Sunday, July 29, 2007

I Have Been Humbled. Again.

The ankle fairies took it upon themselves to intervene and humble me last night. Unfortunately, it brought a potentially fun evening out with friends to a screeching halt. There is a meat ball now on my ankle, I expect it will get blue and purple and look awfully ugly soon....I'll take a picture and post it to keep as a memory of last night so that Helen, Matt and myself can all laugh about it later and reminisce. ha. ha. HA! Hilarious. It will take a while for this heal, until then I'll be a limping, gimpy tree-fruit!

In addition to my physical body having been humbled, my spiritual and emotional one has been as well. There are people in life that come and go and either cannot, or will not, be authentically who they are. Other times though, there are people who believe in you and support you and they don't need a reason, they just do. Some times, being loved by others isn't easy. It can be hard loving them back. For me, if I respect someone, I feel accountable to them. I feel I must honor and reciprocate the same love that is being shown to me. Some times, that feels really hard for me. Like my heart might break if I screw up so badly that I have been damaged in the eyes of those I love. And then I get angry if someone calls me out on something that makes me uncomfortable. Or if I feel judged. Which usually means I have some internal space that knows so and so is right about what they are saying, that feeling of being judged I mean. Usually, if I feel judged...it is because there are kernels of truth that I don't want to acknowledge.

With time, I am getting it that letting other people love me means having to release my egos and fears about being disliked or abandoned or unloved any longer because of something I may have done or said that I believe to reflect on me poorly in the eyes of my loved ones. I get it that it means I'm not always going to be perfect, and that's ok AND that it's ok for my friends and family to call bullshit if I am acting the fool. That's sort of what people who really care about you do, right? And that doesn't mean they are going to be eternally dissapointed in me, or no longer love me because I'm not perfect. This also doesn't mean they don't have a right to express said concerns to me simply because I have authority issues and am not terribley fond of anyone telling me what to do....and my little 12 year old mind gets to thinking "Well, I'll show them!" or "Screw him, he can't tell me what to do!" The irony is that the drive and determination that exists within me to strive for some thing more than what's been handed to me is an awful lot like that stubborn, imature and naive 12 year old that one minute is begging to be loved and appreciated and the next spitefully casting aside anyone that gets in my way or tells me no.

I am such an emotional train wreck right now.

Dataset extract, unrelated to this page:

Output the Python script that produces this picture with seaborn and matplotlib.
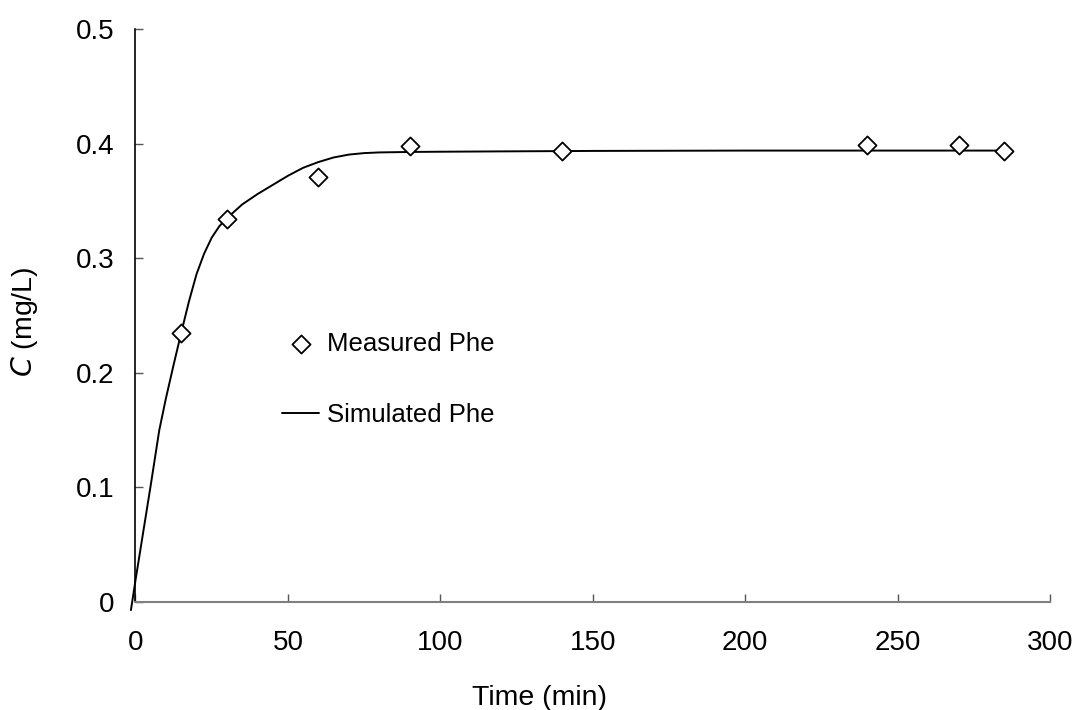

Seriously, I can really see that now. The only way I seem to be able to react emotionally to anything right now is with anger. The other night, I was watching a movie that struck an extremeley sensetive chord and I became angry about that because I simply no longer wanted to feel sorrow. Damn that movie for making me cry! I've cried enough for one life time thank you very much. More and mroe, I am able to see how people become embittered toward the world and emotionally defunct. Being angry, putting armor on to face the world is much more simple than facing the hurt and deep-seeded sadness within a person.

That's not going to be me. I can't let it be. It's too painful, to think that I might spend my life in that space. How would I ever unfold into more than this if I spend my years being closed off to life and experiences simply for the sake of not hurting any more. Or feeling upset because someone said something to me that I know is true, but I don't want to admit it and I just dismiss it because I'd rather not hear it? (I apologize Matt, you are right and I do love you for that.) There are many things that are not fair about this life, there are many things that hurt like hell but you get up every day and face it and if you shut up long enough to really hear what your friends who love you are trying to say....you understand some things maybe you can't by yourself. Or learn something about love instead of thinking you already know it all.

2 comments:

paula said...

You just have to roll with the punches, darlin.

Personally, (because I can't speak for everyone) I don't judge you because I've done just about every stupid thing there is to do, and made every mistake that can be made - and I fully expect to do the same for the rest of my days - at least in the situations that I've not dealt with yet.

As for other people's opinions - well, just take things that people say with a grain of salt (including me) and take what you can use and throw out the rest ;)

You are very in touch with who you are, even though a lot of it can be tough to admit; and do admit it on your blog is braver than brave. *smooches*

Remember, we have emotions, we have pain, we have anger - but on the other swing of the pendulum, we have the good stuff. Balance, my sweet girl - you can't live life to the fullest without all the tools in the box.

scsmiles99 said...

grain of salt...yes, grain of salt. It's true, I know....however, I think I could do well to listen a little more and talk a little less. I value the people in my life for a reason...dismissing them simply b/c I don't agree or don't want to hear it...not fair.

I DO have some fun things for sure....I can giggle just about anyone right under the table and I have my very own tasty meatball now, so if anyone is hungry....hmmmmmmmmmm.